Charts and diagrams as code:
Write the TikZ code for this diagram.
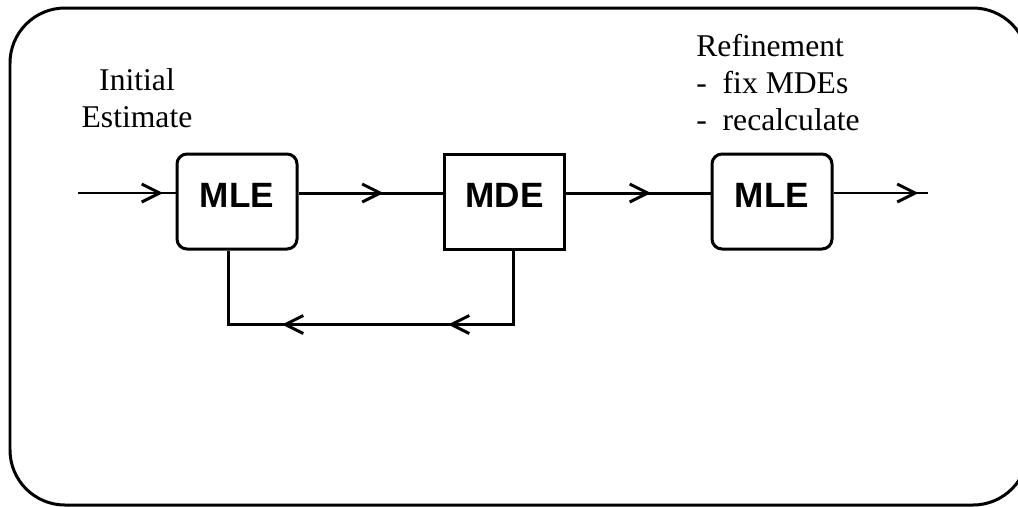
\documentclass[tikz,border=0pt]{standalone}
\usepackage{fontspec}
\setmainfont{Liberation Serif}
\setsansfont{Liberation Sans}
\usetikzlibrary{arrows.meta,decorations.markings}
\tikzstyle{block}  = [draw, line width=0.06cm, minimum width=2.4cm, minimum height=1.9cm, text depth=0.24cm, font=\sffamily\bfseries\fontsize{20}{24}\selectfont]
\tikzstyle{rblock} = [block, rounded corners=0.2cm]
\tikzstyle{note}   = [inner sep=0pt, font=\fontsize{18}{21}\selectfont]
\tikzstyle{flow}   = [line width=0.06cm, postaction={decorate}, decoration={markings, mark=at position 1.7cm with {\arrow{chev}}}]
\tikzset{chev/.tip={Straight Barb[length=0.36cm, width=0.36cm, line width=0.06cm]}}

\begin{document}
\begin{tikzpicture}
        \useasboundingbox (0,0) rectangle (20.36,-10.12);
        \draw[line width=0.06cm, rounded corners=1.1cm] (0.2,-0.16) rectangle (20.56,-10.1);

        \node[rblock] (mle1) at (4.74,-4.03) {MLE};
        \node[block]  (mde)  at (10.09,-4.03) {MDE};
        \node[rblock] (mle2) at (15.44,-4.03) {MLE};
        \coordinate (in)  at (1.56,-3.86);
        \coordinate (out) at (18.56,-3.86);

        \node[note, align=center, anchor=north] (init) at (2.74,-1.36) {Initial\\Estimate};
        \node[note, align=left, anchor=north west] (refine) at (13.92,-0.68) {Refinement\\-\enspace fix MDEs\\-\enspace recalculate};

        % main chain
        \draw[flow, line width=0.03cm] (in) -- (in -| mle1.west);
        \draw[flow] (mle1.east |- in) -- (mde.west |- in);
        \draw[flow] (mde.east |- in) -- (mle2.west |- in);
        \draw[flow, line width=0.03cm] (mle2.east |- in) -- (out);

        % loop back from MDE to MLE
        \draw[line width=0.06cm, postaction={decorate}, decoration={markings,
                mark=at position 2.78cm with {\arrow{chev}},
                mark=at position 6.1cm with {\arrow{chev}}}]
            ([xshift=0.17cm]mde.south) -- ++(0,-1.48) -| ([xshift=-0.18cm]mle1.south);
    \end{tikzpicture}
\end{document}
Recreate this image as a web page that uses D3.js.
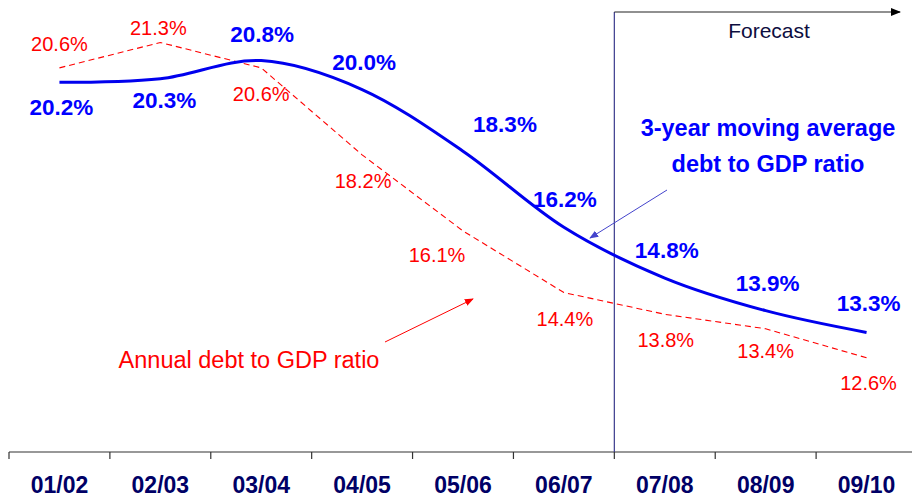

• **Given exercise**:
Send back the data above word for word, with the pictures left out.

• **Written response**:
Write the TikZ code for this diagram.
\documentclass[tikz,border=0pt]{standalone}
\usepackage{fontspec}
\setmainfont{Liberation Serif}
\setsansfont{Liberation Sans}
\usetikzlibrary{arrows.meta,decorations.markings}
\tikzstyle{block}  = [draw, line width=0.06cm, minimum width=2.4cm, minimum height=1.9cm, text depth=0.24cm, font=\sffamily\bfseries\fontsize{20}{24}\selectfont]
\tikzstyle{rblock} = [block, rounded corners=0.2cm]
\tikzstyle{note}   = [inner sep=0pt, font=\fontsize{18}{21}\selectfont]
\tikzstyle{flow}   = [line width=0.06cm, postaction={decorate}, decoration={markings, mark=at position 1.7cm with {\arrow{chev}}}]
\tikzset{chev/.tip={Straight Barb[length=0.36cm, width=0.36cm, line width=0.06cm]}}

\begin{document}
\begin{tikzpicture}
        \useasboundingbox (0,0) rectangle (20.36,-10.12);
        \draw[line width=0.06cm, rounded corners=1.1cm] (0.2,-0.16) rectangle (20.56,-10.1);

        \node[rblock] (mle1) at (4.74,-4.03) {MLE};
        \node[block]  (mde)  at (10.09,-4.03) {MDE};
        \node[rblock] (mle2) at (15.44,-4.03) {MLE};
        \coordinate (in)  at (1.56,-3.86);
        \coordinate (out) at (18.56,-3.86);

        \node[note, align=center, anchor=north] (init) at (2.74,-1.36) {Initial\\Estimate};
        \node[note, align=left, anchor=north west] (refine) at (13.92,-0.68) {Refinement\\-\enspace fix MDEs\\-\enspace recalculate};

        % main chain
        \draw[flow, line width=0.03cm] (in) -- (in -| mle1.west);
        \draw[flow] (mle1.east |- in) -- (mde.west |- in);
        \draw[flow] (mde.east |- in) -- (mle2.west |- in);
        \draw[flow, line width=0.03cm] (mle2.east |- in) -- (out);

        % loop back from MDE to MLE
        \draw[line width=0.06cm, postaction={decorate}, decoration={markings,
                mark=at position 2.78cm with {\arrow{chev}},
                mark=at position 6.1cm with {\arrow{chev}}}]
            ([xshift=0.17cm]mde.south) -- ++(0,-1.48) -| ([xshift=-0.18cm]mle1.south);
    \end{tikzpicture}
\end{document}
Recreate this image as a web page that uses D3.js.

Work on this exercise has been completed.